──────── SOURCE DATA

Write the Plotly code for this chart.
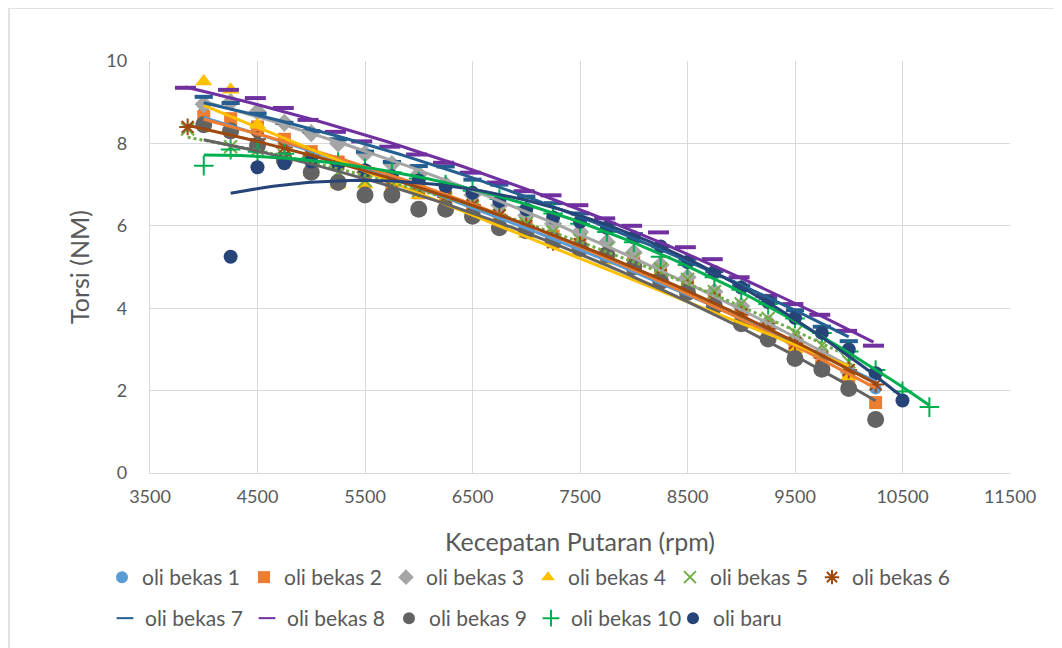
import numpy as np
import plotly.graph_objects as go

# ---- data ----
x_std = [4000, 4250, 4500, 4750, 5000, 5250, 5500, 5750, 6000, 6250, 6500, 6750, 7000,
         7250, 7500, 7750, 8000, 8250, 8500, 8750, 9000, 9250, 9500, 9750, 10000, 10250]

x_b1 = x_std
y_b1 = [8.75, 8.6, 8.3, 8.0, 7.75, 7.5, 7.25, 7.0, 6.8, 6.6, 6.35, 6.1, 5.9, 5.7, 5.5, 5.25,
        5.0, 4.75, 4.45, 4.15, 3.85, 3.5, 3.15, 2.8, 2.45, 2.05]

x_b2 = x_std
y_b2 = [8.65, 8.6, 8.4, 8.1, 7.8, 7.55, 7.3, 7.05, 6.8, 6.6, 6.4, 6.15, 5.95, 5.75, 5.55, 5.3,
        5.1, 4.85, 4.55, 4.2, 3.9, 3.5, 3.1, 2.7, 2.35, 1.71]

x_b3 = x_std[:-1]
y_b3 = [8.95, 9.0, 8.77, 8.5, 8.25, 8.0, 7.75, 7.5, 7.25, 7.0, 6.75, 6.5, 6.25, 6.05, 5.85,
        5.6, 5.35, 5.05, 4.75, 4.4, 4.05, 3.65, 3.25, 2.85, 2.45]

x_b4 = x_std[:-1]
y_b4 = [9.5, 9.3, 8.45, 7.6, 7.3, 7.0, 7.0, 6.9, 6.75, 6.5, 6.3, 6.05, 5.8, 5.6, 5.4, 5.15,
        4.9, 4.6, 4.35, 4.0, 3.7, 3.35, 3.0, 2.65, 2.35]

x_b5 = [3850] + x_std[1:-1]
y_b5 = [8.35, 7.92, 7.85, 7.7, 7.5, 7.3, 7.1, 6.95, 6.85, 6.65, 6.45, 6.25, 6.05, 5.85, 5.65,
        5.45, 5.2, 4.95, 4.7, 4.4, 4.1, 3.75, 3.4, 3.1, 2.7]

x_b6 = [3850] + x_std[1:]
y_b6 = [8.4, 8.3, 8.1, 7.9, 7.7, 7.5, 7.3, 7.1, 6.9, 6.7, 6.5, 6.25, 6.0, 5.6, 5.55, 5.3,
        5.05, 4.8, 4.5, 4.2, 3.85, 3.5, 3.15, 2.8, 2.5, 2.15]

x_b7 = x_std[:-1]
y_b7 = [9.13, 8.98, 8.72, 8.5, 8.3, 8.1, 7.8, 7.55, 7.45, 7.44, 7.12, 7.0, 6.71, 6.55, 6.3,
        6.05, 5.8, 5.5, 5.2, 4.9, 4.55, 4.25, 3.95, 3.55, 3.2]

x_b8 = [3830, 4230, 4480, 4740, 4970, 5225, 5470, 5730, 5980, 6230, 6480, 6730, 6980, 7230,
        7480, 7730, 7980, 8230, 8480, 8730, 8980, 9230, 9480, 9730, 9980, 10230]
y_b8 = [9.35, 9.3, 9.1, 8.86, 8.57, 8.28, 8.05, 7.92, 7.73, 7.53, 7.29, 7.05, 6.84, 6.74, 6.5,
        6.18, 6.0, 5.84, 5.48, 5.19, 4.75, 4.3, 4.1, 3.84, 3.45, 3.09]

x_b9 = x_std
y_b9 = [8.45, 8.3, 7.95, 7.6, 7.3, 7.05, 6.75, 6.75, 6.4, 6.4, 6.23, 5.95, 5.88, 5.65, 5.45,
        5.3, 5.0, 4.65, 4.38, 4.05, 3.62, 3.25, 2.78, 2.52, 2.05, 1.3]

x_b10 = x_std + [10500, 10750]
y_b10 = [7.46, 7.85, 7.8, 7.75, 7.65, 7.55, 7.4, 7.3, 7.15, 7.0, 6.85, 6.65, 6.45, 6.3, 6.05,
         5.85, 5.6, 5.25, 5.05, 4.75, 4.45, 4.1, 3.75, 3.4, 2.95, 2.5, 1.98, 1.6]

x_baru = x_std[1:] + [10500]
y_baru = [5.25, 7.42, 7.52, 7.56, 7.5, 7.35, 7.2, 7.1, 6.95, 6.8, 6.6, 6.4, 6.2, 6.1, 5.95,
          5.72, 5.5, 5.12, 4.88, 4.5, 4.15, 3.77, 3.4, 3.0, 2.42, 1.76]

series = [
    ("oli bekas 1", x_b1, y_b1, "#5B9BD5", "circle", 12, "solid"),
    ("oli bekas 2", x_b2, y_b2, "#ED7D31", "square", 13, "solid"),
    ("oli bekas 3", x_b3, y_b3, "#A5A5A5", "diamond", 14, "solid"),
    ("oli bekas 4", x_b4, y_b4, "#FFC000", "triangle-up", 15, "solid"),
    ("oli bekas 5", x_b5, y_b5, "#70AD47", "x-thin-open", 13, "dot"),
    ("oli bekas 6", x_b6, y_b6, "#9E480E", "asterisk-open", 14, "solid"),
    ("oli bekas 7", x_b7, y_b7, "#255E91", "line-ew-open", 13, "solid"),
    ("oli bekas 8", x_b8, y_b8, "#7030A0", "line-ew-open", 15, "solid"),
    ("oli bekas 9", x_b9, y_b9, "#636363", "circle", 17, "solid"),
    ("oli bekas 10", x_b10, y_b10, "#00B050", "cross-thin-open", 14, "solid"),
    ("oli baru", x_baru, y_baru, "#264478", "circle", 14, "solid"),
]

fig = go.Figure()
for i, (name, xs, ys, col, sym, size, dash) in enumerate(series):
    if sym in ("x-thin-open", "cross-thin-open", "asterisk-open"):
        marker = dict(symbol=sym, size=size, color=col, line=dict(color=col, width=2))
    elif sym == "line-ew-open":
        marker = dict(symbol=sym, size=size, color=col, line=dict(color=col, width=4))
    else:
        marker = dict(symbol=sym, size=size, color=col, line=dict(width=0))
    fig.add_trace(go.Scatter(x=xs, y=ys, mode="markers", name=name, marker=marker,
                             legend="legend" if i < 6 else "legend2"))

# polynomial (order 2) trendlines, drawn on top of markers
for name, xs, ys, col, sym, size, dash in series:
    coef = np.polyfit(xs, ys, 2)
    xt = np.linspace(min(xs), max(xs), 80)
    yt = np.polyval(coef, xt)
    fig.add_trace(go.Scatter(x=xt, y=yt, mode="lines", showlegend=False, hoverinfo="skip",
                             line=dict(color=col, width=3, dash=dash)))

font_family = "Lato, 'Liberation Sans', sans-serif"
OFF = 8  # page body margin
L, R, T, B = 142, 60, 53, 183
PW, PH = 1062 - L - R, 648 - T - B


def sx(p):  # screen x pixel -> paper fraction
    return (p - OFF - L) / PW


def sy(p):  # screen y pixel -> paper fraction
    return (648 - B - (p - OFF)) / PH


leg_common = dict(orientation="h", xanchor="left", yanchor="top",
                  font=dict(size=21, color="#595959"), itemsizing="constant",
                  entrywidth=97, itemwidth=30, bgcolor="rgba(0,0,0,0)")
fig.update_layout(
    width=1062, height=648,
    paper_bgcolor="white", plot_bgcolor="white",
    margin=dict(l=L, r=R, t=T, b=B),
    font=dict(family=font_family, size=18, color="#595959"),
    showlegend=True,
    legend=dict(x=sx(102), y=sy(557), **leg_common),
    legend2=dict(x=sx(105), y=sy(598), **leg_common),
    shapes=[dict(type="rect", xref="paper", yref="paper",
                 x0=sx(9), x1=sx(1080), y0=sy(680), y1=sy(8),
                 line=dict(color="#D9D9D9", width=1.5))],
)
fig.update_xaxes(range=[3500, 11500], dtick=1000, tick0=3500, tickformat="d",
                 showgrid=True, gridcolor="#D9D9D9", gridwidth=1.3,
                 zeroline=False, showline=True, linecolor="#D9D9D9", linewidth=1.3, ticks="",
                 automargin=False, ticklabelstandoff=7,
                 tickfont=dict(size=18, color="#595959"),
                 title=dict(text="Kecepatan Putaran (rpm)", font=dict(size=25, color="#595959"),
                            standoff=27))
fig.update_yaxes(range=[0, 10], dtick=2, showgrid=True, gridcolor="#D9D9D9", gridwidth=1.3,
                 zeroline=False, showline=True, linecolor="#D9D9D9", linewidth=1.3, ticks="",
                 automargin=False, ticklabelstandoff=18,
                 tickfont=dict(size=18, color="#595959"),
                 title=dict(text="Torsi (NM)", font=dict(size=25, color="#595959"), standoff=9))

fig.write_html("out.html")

────────────────

_WHAT TO WORK ON_. Restate the data word for word from its first line through the line with "5.6, 5.35, 5.05, 4.75, 4.4, 4.05, 3.65, 3.25, 2.85, 2.45]", leaving out any picture along the way.

_FINISHED ANSWER_.
Write the Plotly code for this chart.
import numpy as np
import plotly.graph_objects as go

# ---- data ----
x_std = [4000, 4250, 4500, 4750, 5000, 5250, 5500, 5750, 6000, 6250, 6500, 6750, 7000,
         7250, 7500, 7750, 8000, 8250, 8500, 8750, 9000, 9250, 9500, 9750, 10000, 10250]

x_b1 = x_std
y_b1 = [8.75, 8.6, 8.3, 8.0, 7.75, 7.5, 7.25, 7.0, 6.8, 6.6, 6.35, 6.1, 5.9, 5.7, 5.5, 5.25,
        5.0, 4.75, 4.45, 4.15, 3.85, 3.5, 3.15, 2.8, 2.45, 2.05]

x_b2 = x_std
y_b2 = [8.65, 8.6, 8.4, 8.1, 7.8, 7.55, 7.3, 7.05, 6.8, 6.6, 6.4, 6.15, 5.95, 5.75, 5.55, 5.3,
        5.1, 4.85, 4.55, 4.2, 3.9, 3.5, 3.1, 2.7, 2.35, 1.71]

x_b3 = x_std[:-1]
y_b3 = [8.95, 9.0, 8.77, 8.5, 8.25, 8.0, 7.75, 7.5, 7.25, 7.0, 6.75, 6.5, 6.25, 6.05, 5.85,
        5.6, 5.35, 5.05, 4.75, 4.4, 4.05, 3.65, 3.25, 2.85, 2.45]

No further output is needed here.